Items from a data source:
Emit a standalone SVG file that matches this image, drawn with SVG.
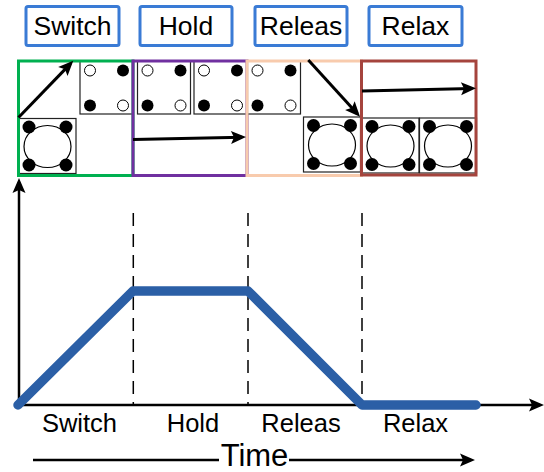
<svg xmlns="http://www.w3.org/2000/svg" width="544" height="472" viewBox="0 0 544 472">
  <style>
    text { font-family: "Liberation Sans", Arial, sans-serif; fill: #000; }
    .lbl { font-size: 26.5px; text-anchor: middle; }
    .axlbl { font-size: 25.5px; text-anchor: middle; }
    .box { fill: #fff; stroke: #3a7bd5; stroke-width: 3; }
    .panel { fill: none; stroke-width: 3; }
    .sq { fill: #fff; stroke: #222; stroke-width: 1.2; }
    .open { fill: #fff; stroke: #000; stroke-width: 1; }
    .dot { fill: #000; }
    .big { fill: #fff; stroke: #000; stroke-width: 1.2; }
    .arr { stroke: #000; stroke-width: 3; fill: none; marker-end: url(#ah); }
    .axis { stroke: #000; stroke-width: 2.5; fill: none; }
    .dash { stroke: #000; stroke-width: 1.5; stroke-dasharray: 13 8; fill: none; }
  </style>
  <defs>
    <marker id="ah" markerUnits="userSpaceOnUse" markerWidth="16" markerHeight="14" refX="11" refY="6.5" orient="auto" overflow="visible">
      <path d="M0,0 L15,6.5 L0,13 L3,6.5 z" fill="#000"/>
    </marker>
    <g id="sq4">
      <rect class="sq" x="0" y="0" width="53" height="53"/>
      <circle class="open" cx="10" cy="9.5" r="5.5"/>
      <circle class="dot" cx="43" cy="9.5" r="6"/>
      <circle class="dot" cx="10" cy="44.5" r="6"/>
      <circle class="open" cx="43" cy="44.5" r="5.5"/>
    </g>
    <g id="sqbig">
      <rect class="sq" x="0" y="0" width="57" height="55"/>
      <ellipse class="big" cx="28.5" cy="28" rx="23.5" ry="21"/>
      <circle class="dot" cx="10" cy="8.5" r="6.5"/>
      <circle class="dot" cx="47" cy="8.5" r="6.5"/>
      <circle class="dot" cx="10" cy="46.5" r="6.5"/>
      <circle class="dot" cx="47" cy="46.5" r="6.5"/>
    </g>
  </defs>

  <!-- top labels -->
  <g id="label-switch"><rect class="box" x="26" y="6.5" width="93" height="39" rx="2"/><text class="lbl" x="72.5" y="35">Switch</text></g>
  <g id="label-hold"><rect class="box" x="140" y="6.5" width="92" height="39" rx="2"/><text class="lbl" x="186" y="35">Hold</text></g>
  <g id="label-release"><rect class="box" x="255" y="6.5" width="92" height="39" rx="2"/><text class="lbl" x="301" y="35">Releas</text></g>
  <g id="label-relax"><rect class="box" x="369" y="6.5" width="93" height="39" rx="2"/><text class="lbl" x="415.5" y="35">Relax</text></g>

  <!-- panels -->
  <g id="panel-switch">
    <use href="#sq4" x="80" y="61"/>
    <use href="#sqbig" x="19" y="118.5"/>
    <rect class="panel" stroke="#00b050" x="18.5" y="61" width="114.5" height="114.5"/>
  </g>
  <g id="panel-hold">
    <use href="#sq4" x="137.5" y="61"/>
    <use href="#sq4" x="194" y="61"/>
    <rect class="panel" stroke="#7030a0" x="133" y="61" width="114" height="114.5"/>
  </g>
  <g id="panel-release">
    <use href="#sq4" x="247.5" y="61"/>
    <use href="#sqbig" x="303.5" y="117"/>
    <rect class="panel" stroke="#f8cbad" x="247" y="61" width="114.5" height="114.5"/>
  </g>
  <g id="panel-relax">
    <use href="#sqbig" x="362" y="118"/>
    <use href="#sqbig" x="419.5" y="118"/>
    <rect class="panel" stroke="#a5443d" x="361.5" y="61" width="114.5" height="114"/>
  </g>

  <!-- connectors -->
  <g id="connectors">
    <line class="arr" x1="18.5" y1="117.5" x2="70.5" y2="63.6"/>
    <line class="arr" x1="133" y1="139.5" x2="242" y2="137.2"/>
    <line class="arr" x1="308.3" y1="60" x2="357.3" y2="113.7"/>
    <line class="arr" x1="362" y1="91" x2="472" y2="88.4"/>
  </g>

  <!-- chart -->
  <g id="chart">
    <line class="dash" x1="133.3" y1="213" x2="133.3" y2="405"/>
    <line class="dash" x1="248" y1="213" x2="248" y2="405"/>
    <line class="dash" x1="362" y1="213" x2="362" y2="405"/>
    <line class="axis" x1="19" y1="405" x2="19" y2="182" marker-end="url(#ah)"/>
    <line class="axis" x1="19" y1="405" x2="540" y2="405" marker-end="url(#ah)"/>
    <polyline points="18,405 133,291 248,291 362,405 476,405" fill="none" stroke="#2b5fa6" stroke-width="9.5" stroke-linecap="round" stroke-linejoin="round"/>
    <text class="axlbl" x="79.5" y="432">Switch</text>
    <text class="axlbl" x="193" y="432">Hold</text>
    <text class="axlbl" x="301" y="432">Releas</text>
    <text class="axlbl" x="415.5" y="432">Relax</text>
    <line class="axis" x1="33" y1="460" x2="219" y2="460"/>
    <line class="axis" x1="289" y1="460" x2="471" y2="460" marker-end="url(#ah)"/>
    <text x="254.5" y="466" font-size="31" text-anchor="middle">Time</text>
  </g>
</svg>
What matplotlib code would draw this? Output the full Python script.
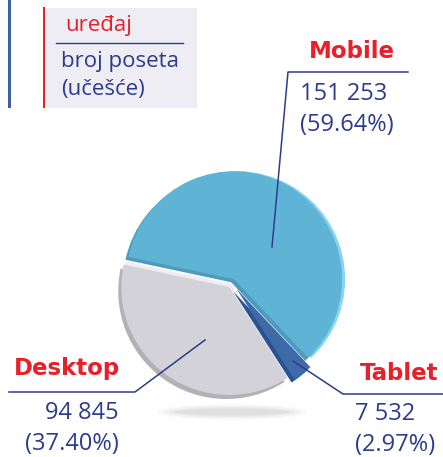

THE REQUEST: Every record above should be written out again without change, except that the pictures are left out.

WORKED SOLUTION:
Emit a standalone SVG file that matches this image, drawn with SVG.
<svg xmlns="http://www.w3.org/2000/svg" width="544" height="472" viewBox="0 0 544 472">
  <style>
    text { font-family: "Liberation Sans", Arial, sans-serif; fill: #000; }
    .lbl { font-size: 26.5px; text-anchor: middle; }
    .axlbl { font-size: 25.5px; text-anchor: middle; }
    .box { fill: #fff; stroke: #3a7bd5; stroke-width: 3; }
    .panel { fill: none; stroke-width: 3; }
    .sq { fill: #fff; stroke: #222; stroke-width: 1.2; }
    .open { fill: #fff; stroke: #000; stroke-width: 1; }
    .dot { fill: #000; }
    .big { fill: #fff; stroke: #000; stroke-width: 1.2; }
    .arr { stroke: #000; stroke-width: 3; fill: none; marker-end: url(#ah); }
    .axis { stroke: #000; stroke-width: 2.5; fill: none; }
    .dash { stroke: #000; stroke-width: 1.5; stroke-dasharray: 13 8; fill: none; }
  </style>
  <defs>
    <marker id="ah" markerUnits="userSpaceOnUse" markerWidth="16" markerHeight="14" refX="11" refY="6.5" orient="auto" overflow="visible">
      <path d="M0,0 L15,6.5 L0,13 L3,6.5 z" fill="#000"/>
    </marker>
    <g id="sq4">
      <rect class="sq" x="0" y="0" width="53" height="53"/>
      <circle class="open" cx="10" cy="9.5" r="5.5"/>
      <circle class="dot" cx="43" cy="9.5" r="6"/>
      <circle class="dot" cx="10" cy="44.5" r="6"/>
      <circle class="open" cx="43" cy="44.5" r="5.5"/>
    </g>
    <g id="sqbig">
      <rect class="sq" x="0" y="0" width="57" height="55"/>
      <ellipse class="big" cx="28.5" cy="28" rx="23.5" ry="21"/>
      <circle class="dot" cx="10" cy="8.5" r="6.5"/>
      <circle class="dot" cx="47" cy="8.5" r="6.5"/>
      <circle class="dot" cx="10" cy="46.5" r="6.5"/>
      <circle class="dot" cx="47" cy="46.5" r="6.5"/>
    </g>
  </defs>

  <!-- top labels -->
  <g id="label-switch"><rect class="box" x="26" y="6.5" width="93" height="39" rx="2"/><text class="lbl" x="72.5" y="35">Switch</text></g>
  <g id="label-hold"><rect class="box" x="140" y="6.5" width="92" height="39" rx="2"/><text class="lbl" x="186" y="35">Hold</text></g>
  <g id="label-release"><rect class="box" x="255" y="6.5" width="92" height="39" rx="2"/><text class="lbl" x="301" y="35">Releas</text></g>
  <g id="label-relax"><rect class="box" x="369" y="6.5" width="93" height="39" rx="2"/><text class="lbl" x="415.5" y="35">Relax</text></g>

  <!-- panels -->
  <g id="panel-switch">
    <use href="#sq4" x="80" y="61"/>
    <use href="#sqbig" x="19" y="118.5"/>
    <rect class="panel" stroke="#00b050" x="18.5" y="61" width="114.5" height="114.5"/>
  </g>
  <g id="panel-hold">
    <use href="#sq4" x="137.5" y="61"/>
    <use href="#sq4" x="194" y="61"/>
    <rect class="panel" stroke="#7030a0" x="133" y="61" width="114" height="114.5"/>
  </g>
  <g id="panel-release">
    <use href="#sq4" x="247.5" y="61"/>
    <use href="#sqbig" x="303.5" y="117"/>
    <rect class="panel" stroke="#f8cbad" x="247" y="61" width="114.5" height="114.5"/>
  </g>
  <g id="panel-relax">
    <use href="#sqbig" x="362" y="118"/>
    <use href="#sqbig" x="419.5" y="118"/>
    <rect class="panel" stroke="#a5443d" x="361.5" y="61" width="114.5" height="114"/>
  </g>

  <!-- connectors -->
  <g id="connectors">
    <line class="arr" x1="18.5" y1="117.5" x2="70.5" y2="63.6"/>
    <line class="arr" x1="133" y1="139.5" x2="242" y2="137.2"/>
    <line class="arr" x1="308.3" y1="60" x2="357.3" y2="113.7"/>
    <line class="arr" x1="362" y1="91" x2="472" y2="88.4"/>
  </g>

  <!-- chart -->
  <g id="chart">
    <line class="dash" x1="133.3" y1="213" x2="133.3" y2="405"/>
    <line class="dash" x1="248" y1="213" x2="248" y2="405"/>
    <line class="dash" x1="362" y1="213" x2="362" y2="405"/>
    <line class="axis" x1="19" y1="405" x2="19" y2="182" marker-end="url(#ah)"/>
    <line class="axis" x1="19" y1="405" x2="540" y2="405" marker-end="url(#ah)"/>
    <polyline points="18,405 133,291 248,291 362,405 476,405" fill="none" stroke="#2b5fa6" stroke-width="9.5" stroke-linecap="round" stroke-linejoin="round"/>
    <text class="axlbl" x="79.5" y="432">Switch</text>
    <text class="axlbl" x="193" y="432">Hold</text>
    <text class="axlbl" x="301" y="432">Releas</text>
    <text class="axlbl" x="415.5" y="432">Relax</text>
    <line class="axis" x1="33" y1="460" x2="219" y2="460"/>
    <line class="axis" x1="289" y1="460" x2="471" y2="460" marker-end="url(#ah)"/>
    <text x="254.5" y="466" font-size="31" text-anchor="middle">Time</text>
  </g>
</svg>
What matplotlib code would draw this? Output the full Python script.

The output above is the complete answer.